- Battle of Añyraqai: Part of the Kazakh–Dzungar War (1723–1730) of Kazakh–Dzungar Wars
| Date | April 1730 |
| Location | Añyraqai Gorge between Balkhash and Alakol Lakes |
| Result | Kazakh victory |
| Territorial changes | Kazakhs liberate Northwestern Jetisu |

Belligerents
- Kazakh Khanate: Dzungar Khanate

Commanders and leaders
- Abul Khair Khan: Unknown

= Battle of Añyraqai =

Part of the Fifth Kazakh-Dzungar War

The Battle of Añyraqai, also known as the Battle of Anrakai, was a legendary military battle between the Kazakh Khanate and the Dzungar Khanate in April 1730. The Kazakhs defeated the Dzungars and expelled them from the northwestern part of Jetisu. This led to the Kazakhs resettling on the Ili River.

The folk legend of the battle was first recorded in 1905 by the researcher and collector of Kazakh folklore A. A. Divaev, 175 years after the event; it remained unrecorded in authentic documentary sources.

== The question of the authenticity of the event ==
The Battle of Anyrakai has recently become a theme for modern Kazakh mythmaking. This is due not only to its perceived patriotic resonance in the formation of a new ideology of sovereign nation-state building, but also largely to the absence of any authentic documentary sources dedicated to this historical event in Kazakhstan's historiography. Folk memory of it has been preserved exclusively in historical legends and tales, as well as in folk toponymy. Moreover, the very first Kazakh legend about the legendary battle of their ancestors with the Dzungars reached the educated public of Russia only 175 years later (1905), in a written account by the prominent pre-revolutionary researcher and collector of Kazakh folklore, A. A. Divaev.

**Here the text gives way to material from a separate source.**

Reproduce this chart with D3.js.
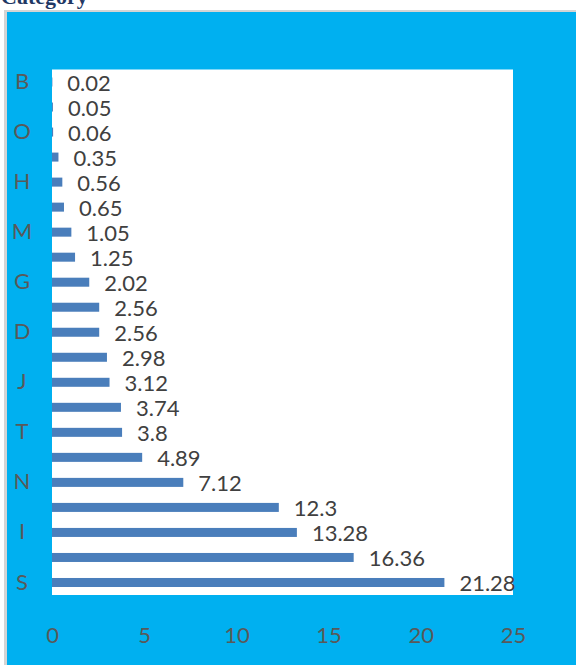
<!DOCTYPE html>
<html>
<head>
<meta charset="utf-8">
<script src="https://cdn.jsdelivr.net/npm/d3@7"></script>
<style>
  html, body { margin: 0; padding: 0; background: #ffffff; }
  svg { display: block; }
</style>
</head>
<body>
<svg id="chart" width="576" height="665"></svg>
<script>
// Category shares, top to bottom
const categories = ["B", "A", "O", "C", "H", "E", "M", "F", "G", "K", "D",
                    "L", "J", "P", "T", "Q", "N", "R", "I", "U", "S"];
const values = [0.02, 0.05, 0.06, 0.35, 0.56, 0.65, 1.05, 1.25, 2.02, 2.56, 2.56,
                2.98, 3.12, 3.74, 3.8, 4.89, 7.12, 12.3, 13.28, 16.36, 21.28];
const shownCategories = ["B", "O", "H", "M", "G", "D", "J", "T", "N", "I", "S"];
const xTicks = [0, 5, 10, 15, 20, 25];
const title = "Category";

const svg = d3.select("#chart");
const W = 576, H = 665;

// Chart title, partly above the top edge
svg.append("text")
  .attr("x", 1)
  .attr("y", 4)
  .attr("font-family", "'Liberation Serif', 'DejaVu Serif', serif")
  .attr("font-weight", "bold")
  .attr("font-size", 22)
  .attr("fill", "#1f3864")
  .text(title);

// Chart frame: light grey rim around a blue panel
svg.append("rect")
  .attr("x", 4).attr("y", 10)
  .attr("width", W - 4).attr("height", H - 10)
  .attr("fill", "#d4d4d4");
svg.append("rect")
  .attr("x", 7).attr("y", 12)
  .attr("width", W - 7).attr("height", H - 12)
  .attr("fill", "#00b0f0");

const plot = { left: 52, right: 513, top: 69.5, bottom: 595 };

// White plot area
svg.append("rect")
  .attr("x", plot.left).attr("y", plot.top)
  .attr("width", plot.right - plot.left)
  .attr("height", plot.bottom - plot.top)
  .attr("fill", "#ffffff");

const x = d3.scaleLinear().domain([0, 25]).range([plot.left, plot.right]);
const y = d3.scaleBand().domain(categories).range([plot.top, plot.bottom]).paddingInner(0.64).paddingOuter(0.32);

const labelFont = "Lato, 'Open Sans', 'Noto Sans', sans-serif";

// Bars
svg.append("g").selectAll("rect")
  .data(categories)
  .join("rect")
  .attr("x", x(0))
  .attr("y", d => y(d))
  .attr("width", (d, i) => x(values[i]) - x(0))
  .attr("height", y.bandwidth())
  .attr("fill", "#4a7ebb");

// Value labels
svg.append("g").selectAll("text")
  .data(categories)
  .join("text")
  .attr("x", (d, i) => x(values[i]) + 15)
  .attr("y", d => y(d) + y.bandwidth() / 2 + 1)
  .attr("dy", "0.35em")
  .attr("font-family", labelFont)
  .attr("font-size", 22)
  .attr("fill", "#404040")
  .text((d, i) => values[i]);

// Category axis (every other label shown)
const yAxis = d3.axisLeft(y)
  .tickValues(shownCategories)
  .tickSize(0)
  .tickPadding(0);
const gy = svg.append("g")
  .attr("transform", `translate(${plot.left - 30},0)`)
  .call(yAxis);
gy.select(".domain").remove();
gy.selectAll("text")
  .attr("text-anchor", "middle")
  .attr("font-family", labelFont)
  .attr("font-size", 22)
  .attr("fill", "#595959");

// Value axis
const xAxis = d3.axisBottom(x)
  .tickValues(xTicks)
  .tickSize(0)
  .tickPadding(0)
  .tickFormat(d3.format("d"));
const gx = svg.append("g")
  .attr("transform", `translate(0,627)`)
  .call(xAxis);
gx.select(".domain").remove();
gx.selectAll("text")
  .attr("font-family", labelFont)
  .attr("font-size", 22)
  .attr("fill", "#595959");
</script>
</body>
</html>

At the beginning of the Soviet period, the history of the Kazakh-Dzungar war of 1723-1730, briefly reviewed by A. A. Divaev based on Kazakh folklore materials, received a more detailed and thorough treatment in two special articles (1927, 1929) by a professional railway engineer and researcher of the history of the Kazakh people M. Tynyshpaev. They stand out among all previous and subsequent Soviet works on the Dzungar problem mainly because they were the only serious attempt in science to provide a more or less accurate spatial-geographical and chronological localization of the events of the victorious offensive of Kazakh detachments against the Dzungars in the territory of Southern and Southeastern Kazakhstan.

The articles by A. A. Divaev and M. Tynyshpaev essentially close the circle of more or less reliable sources of knowledge about the history of the Battle of Anyrakai in the latest publications by Kazakhstani journalists and professional historians. What follows, as a rule, is free-wheeling, amateurish fantasies on this topic, where the main objects of historical myth-making are the location of the historical battle, the total number of people involved in it on both sides, the course of the battle itself, and the names of its direct participants. Essentially, these are hypostatized retransmissions of various later records (Soviet and modern) of folklore about this event, which bear a strong imprint of various ideological cliches and stereotypes inspired by various contemporaneous reports in Kazakhstani media and school textbooks on the history of pre-revolutionary Kazakhstan.

In the poetic heritage of the Kazakh zhyrau (folklore recordings of literary works) Bukhara zhyrau, Umbetai zhyrau, Tatikara zhyrau, as well as in the works published in the pre-revolutionary past by the mining engineer A. Vlangali (1851-1852) and Kazakh researchers Ch. Valikhanov, M.-Zh. Kopeev, Sh. Kudaiberdiev and others, the Battle of Anyrakai is not mentioned at all by any of the listed folk poets and pre-revolutionary historians.